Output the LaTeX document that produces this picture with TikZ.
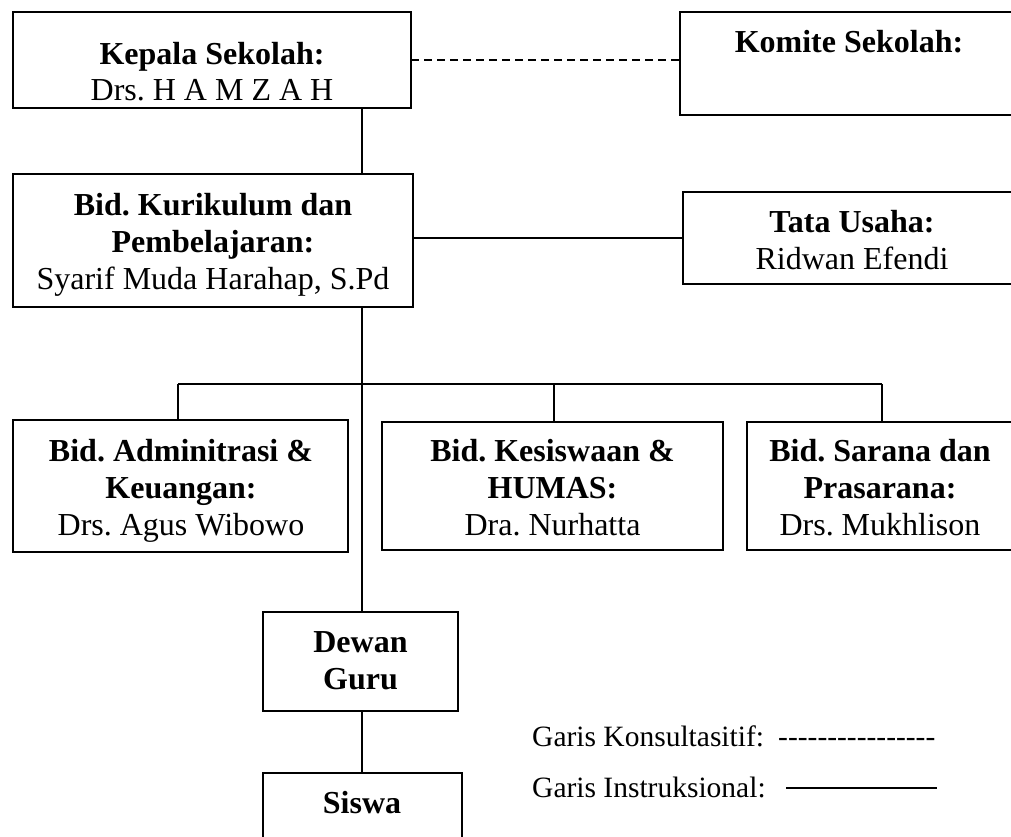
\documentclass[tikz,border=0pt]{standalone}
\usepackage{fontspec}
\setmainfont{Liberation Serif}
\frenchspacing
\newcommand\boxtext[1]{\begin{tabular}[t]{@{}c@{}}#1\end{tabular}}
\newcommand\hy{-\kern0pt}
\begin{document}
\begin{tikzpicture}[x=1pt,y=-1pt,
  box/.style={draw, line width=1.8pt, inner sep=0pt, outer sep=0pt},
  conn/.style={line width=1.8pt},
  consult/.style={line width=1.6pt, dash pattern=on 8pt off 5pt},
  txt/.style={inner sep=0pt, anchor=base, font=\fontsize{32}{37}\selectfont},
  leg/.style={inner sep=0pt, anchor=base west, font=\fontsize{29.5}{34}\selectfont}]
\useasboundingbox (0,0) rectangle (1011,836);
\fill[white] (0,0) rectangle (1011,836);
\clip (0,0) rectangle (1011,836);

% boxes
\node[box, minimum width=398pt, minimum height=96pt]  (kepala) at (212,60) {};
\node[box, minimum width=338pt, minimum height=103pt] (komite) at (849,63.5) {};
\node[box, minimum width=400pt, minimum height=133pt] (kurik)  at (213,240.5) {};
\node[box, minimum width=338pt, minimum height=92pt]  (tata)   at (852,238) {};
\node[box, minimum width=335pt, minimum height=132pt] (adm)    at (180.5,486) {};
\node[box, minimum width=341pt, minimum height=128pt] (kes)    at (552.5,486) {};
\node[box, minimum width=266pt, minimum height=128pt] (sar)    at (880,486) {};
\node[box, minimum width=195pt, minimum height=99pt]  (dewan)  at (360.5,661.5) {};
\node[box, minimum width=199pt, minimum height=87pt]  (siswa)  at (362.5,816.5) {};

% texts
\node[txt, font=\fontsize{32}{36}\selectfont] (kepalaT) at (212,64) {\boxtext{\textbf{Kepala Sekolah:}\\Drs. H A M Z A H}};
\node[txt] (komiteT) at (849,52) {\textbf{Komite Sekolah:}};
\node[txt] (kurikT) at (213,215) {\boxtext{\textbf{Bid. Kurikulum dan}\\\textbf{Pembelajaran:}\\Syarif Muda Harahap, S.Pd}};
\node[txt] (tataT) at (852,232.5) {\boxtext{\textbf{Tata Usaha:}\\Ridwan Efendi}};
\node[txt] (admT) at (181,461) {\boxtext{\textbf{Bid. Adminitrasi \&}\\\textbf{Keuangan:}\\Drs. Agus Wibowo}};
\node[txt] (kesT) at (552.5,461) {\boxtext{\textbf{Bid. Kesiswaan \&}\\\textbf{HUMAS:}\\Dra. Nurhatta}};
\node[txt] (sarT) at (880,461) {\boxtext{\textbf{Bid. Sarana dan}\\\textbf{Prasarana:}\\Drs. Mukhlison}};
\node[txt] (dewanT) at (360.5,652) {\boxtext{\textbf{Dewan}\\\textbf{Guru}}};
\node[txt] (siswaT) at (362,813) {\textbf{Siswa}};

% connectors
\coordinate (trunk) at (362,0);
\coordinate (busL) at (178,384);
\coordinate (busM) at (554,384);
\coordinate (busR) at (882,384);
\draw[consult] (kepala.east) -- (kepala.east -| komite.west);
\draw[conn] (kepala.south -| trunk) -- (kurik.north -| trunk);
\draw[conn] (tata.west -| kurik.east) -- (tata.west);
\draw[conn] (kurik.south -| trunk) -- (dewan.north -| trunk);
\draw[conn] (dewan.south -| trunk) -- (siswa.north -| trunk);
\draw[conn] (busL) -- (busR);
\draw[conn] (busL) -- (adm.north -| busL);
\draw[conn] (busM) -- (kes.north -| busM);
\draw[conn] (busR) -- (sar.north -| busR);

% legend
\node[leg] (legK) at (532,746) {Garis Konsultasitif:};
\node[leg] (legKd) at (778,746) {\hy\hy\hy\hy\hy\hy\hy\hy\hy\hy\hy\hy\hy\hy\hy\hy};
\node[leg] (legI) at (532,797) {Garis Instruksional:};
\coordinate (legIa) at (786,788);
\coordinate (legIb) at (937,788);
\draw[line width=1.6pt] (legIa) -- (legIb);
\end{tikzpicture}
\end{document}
◆ ◆ ◆ ◆ ◆
Without the pictures, write out the whole listing above exactly as it appears.

Answer to this task:
Output the LaTeX document that produces this picture with TikZ.
\documentclass[tikz,border=0pt]{standalone}
\usepackage{fontspec}
\setmainfont{Liberation Serif}
\frenchspacing
\newcommand\boxtext[1]{\begin{tabular}[t]{@{}c@{}}#1\end{tabular}}
\newcommand\hy{-\kern0pt}
\begin{document}
\begin{tikzpicture}[x=1pt,y=-1pt,
  box/.style={draw, line width=1.8pt, inner sep=0pt, outer sep=0pt},
  conn/.style={line width=1.8pt},
  consult/.style={line width=1.6pt, dash pattern=on 8pt off 5pt},
  txt/.style={inner sep=0pt, anchor=base, font=\fontsize{32}{37}\selectfont},
  leg/.style={inner sep=0pt, anchor=base west, font=\fontsize{29.5}{34}\selectfont}]
\useasboundingbox (0,0) rectangle (1011,836);
\fill[white] (0,0) rectangle (1011,836);
\clip (0,0) rectangle (1011,836);

% boxes
\node[box, minimum width=398pt, minimum height=96pt]  (kepala) at (212,60) {};
\node[box, minimum width=338pt, minimum height=103pt] (komite) at (849,63.5) {};
\node[box, minimum width=400pt, minimum height=133pt] (kurik)  at (213,240.5) {};
\node[box, minimum width=338pt, minimum height=92pt]  (tata)   at (852,238) {};
\node[box, minimum width=335pt, minimum height=132pt] (adm)    at (180.5,486) {};
\node[box, minimum width=341pt, minimum height=128pt] (kes)    at (552.5,486) {};
\node[box, minimum width=266pt, minimum height=128pt] (sar)    at (880,486) {};
\node[box, minimum width=195pt, minimum height=99pt]  (dewan)  at (360.5,661.5) {};
\node[box, minimum width=199pt, minimum height=87pt]  (siswa)  at (362.5,816.5) {};

% texts
\node[txt, font=\fontsize{32}{36}\selectfont] (kepalaT) at (212,64) {\boxtext{\textbf{Kepala Sekolah:}\\Drs. H A M Z A H}};
\node[txt] (komiteT) at (849,52) {\textbf{Komite Sekolah:}};
\node[txt] (kurikT) at (213,215) {\boxtext{\textbf{Bid. Kurikulum dan}\\\textbf{Pembelajaran:}\\Syarif Muda Harahap, S.Pd}};
\node[txt] (tataT) at (852,232.5) {\boxtext{\textbf{Tata Usaha:}\\Ridwan Efendi}};
\node[txt] (admT) at (181,461) {\boxtext{\textbf{Bid. Adminitrasi \&}\\\textbf{Keuangan:}\\Drs. Agus Wibowo}};
\node[txt] (kesT) at (552.5,461) {\boxtext{\textbf{Bid. Kesiswaan \&}\\\textbf{HUMAS:}\\Dra. Nurhatta}};
\node[txt] (sarT) at (880,461) {\boxtext{\textbf{Bid. Sarana dan}\\\textbf{Prasarana:}\\Drs. Mukhlison}};
\node[txt] (dewanT) at (360.5,652) {\boxtext{\textbf{Dewan}\\\textbf{Guru}}};
\node[txt] (siswaT) at (362,813) {\textbf{Siswa}};

% connectors
\coordinate (trunk) at (362,0);
\coordinate (busL) at (178,384);
\coordinate (busM) at (554,384);
\coordinate (busR) at (882,384);
\draw[consult] (kepala.east) -- (kepala.east -| komite.west);
\draw[conn] (kepala.south -| trunk) -- (kurik.north -| trunk);
\draw[conn] (tata.west -| kurik.east) -- (tata.west);
\draw[conn] (kurik.south -| trunk) -- (dewan.north -| trunk);
\draw[conn] (dewan.south -| trunk) -- (siswa.north -| trunk);
\draw[conn] (busL) -- (busR);
\draw[conn] (busL) -- (adm.north -| busL);
\draw[conn] (busM) -- (kes.north -| busM);
\draw[conn] (busR) -- (sar.north -| busR);

% legend
\node[leg] (legK) at (532,746) {Garis Konsultasitif:};
\node[leg] (legKd) at (778,746) {\hy\hy\hy\hy\hy\hy\hy\hy\hy\hy\hy\hy\hy\hy\hy\hy};
\node[leg] (legI) at (532,797) {Garis Instruksional:};
\coordinate (legIa) at (786,788);
\coordinate (legIb) at (937,788);
\draw[line width=1.6pt] (legIa) -- (legIb);
\end{tikzpicture}
\end{document}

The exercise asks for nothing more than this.